Maximum long output size in notifications

mayrstefan · November 12, 2025, 2:52pm

I’m currently playing around with bulk notifications and observed something surprising:

I got a NOTIFY_LONGSERVICEOUTPUT with ~ 150K of characters.

In global settings we have a configured “Maximum long output size” of 6000 Bytes.

Checkmk version is 2.3.0p39 (Enterprise Edition).

What should be the expected behaviour?

full output
output truncated to whatever is set in global settings

Also interesting: for regular notifications everything is passed as an environment variable. When the notification plugin is called all arguments and environment variables should be limited by the operation system. On our Main instance this is currently

OMD[Main]:~$ getconf ARG_MAX
2097152

So this would be an upper limit for all data that is passed to a notification in non-bulk mode.

mayrstefan · November 14, 2025, 6:31pm

Also interesting: Nagios limits output to 4K, see Nagios Core Plugin API · Nagios Core Documentation

Does that result in different output lengths between Raw (using Nagios Core) and CEE (using CMC)?

mayrstefan · November 16, 2025, 6:08pm

I did some testing over the weekend with a Checkmk 2.4 Raw Edition (Docker container) with the following findings:

regular notifications script get output truncated if it is larger then 64K (65536 characters)
on truncated output the string “…” is added (which results in a line of 65539 characters
for bulk notifications the output seems not to be truncated

mayrstefan · November 16, 2025, 9:11pm

Found checkmk/cmk/base/notify.py at master · Checkmk/checkmk · GitHub

The limit is calculated from pagesize. This is usually 4K which gives us 64K (65536). Adding “…\nAttention: Removed remaining content because it was too long.” gives us 65601 characters.

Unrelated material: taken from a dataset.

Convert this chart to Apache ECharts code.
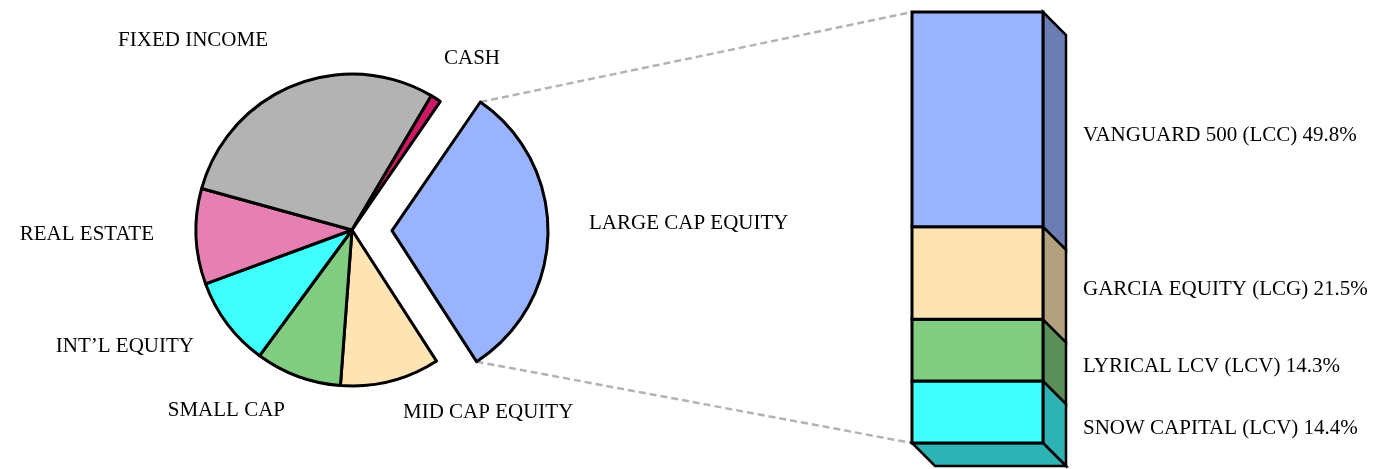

I guess the appended text contains a bug: the “\n” for the newline should be escaped as all other newlines in the output.

Strange is also the fallback calculation which uses 4046 instead of 4096 as pagesize. Maybe someone from the Checkmk team can tell us why they use 4046.

andreas-doehler · November 17, 2025, 7:27am

This affects only the web GUI nothing else.

One question - what was the real problem in your case?
The 150kByte mail or something else?

msommer · November 17, 2025, 7:41am

This affects only the web GUI nothing else.

…and is currently broken/ignored in 2.3.0p40 anyway.

mayrstefan · November 17, 2025, 9:15am

One question - what was the real problem in your case?

There are multiple answers to this question. So what brought me there:

We suffer from very slow notifications because of our large configuration. Each notification has a 4-5s delay when Checkmk loads the complete site configuration although it only needs the notification configuration. When there are larger networks hickups it takes hours until all notifications are processed. We were told to wait for 2.5 which should improve notification speed.
Because our regular notification scripts do not support bulk mode I’m trying to write a generic wrapper that creates the necessary environment and calls the regular notification script (checkmk-extensions/generic_bulk_wrapper/src/notifications/generic_bulk_wrapper.py at main · mayrstefan/checkmk-extensions · GitHub). It’s only purpose is to avoid the previously described performance bottleneck. Occasionally I got an OSError 7 exception because tried to create an environment which was too large. It worked in non-bulk mode but it sometimes failed in bulk-mode which showed me that there is a difference
I’m trying to understand: what is specified, what is documented and how do these informations relate to each other (or not). The problem with undocumented behaviour is that you work with assumptions that may be wrong. And sooner or later something will break.

The slow notification issue is something old we can find for example in Spooled Notifications are to slow (only 1 notif per sec) and maybe Check_MK slow sending notifications was also related to that. Support told us to reduce notifications but I don’t see how to do this: the more configuration objects you have the slower the notification gets. The more things you monitor the higher the probility something will change state. So a growing site means more notifications and they will get slower. We’ll see what we will get with 2.5.

The 150kByte mail or something else?

The plugin with the 150K output was the Checkmk builtin NetScaler SNMP plugin.

andreas-doehler · November 17, 2025, 10:02am

I don’t know what is planned for 2.5 but in 2.3 & 2.4 , if i had this problem, i tried to switch to “Enable synchronous delivery via SMTP" if possible. The biggest problem at the moment is the spooler. If you have a huge amount of notifications then it does not work, there you are right.

Also in very big environments i try to handle the notifications directly on the distributed notes and don’t use the notification forwarding.

mayrstefan · November 17, 2025, 6:48pm

Our notifications are no mails. We forward our notifications as some sort of pseudo XML data with its own protocol to our central event management systemen. So we need our own notification scripts to get it formated right before we can pass it to a cli command to send it the central system.

Also we already use the spoolers on each site to decouple things.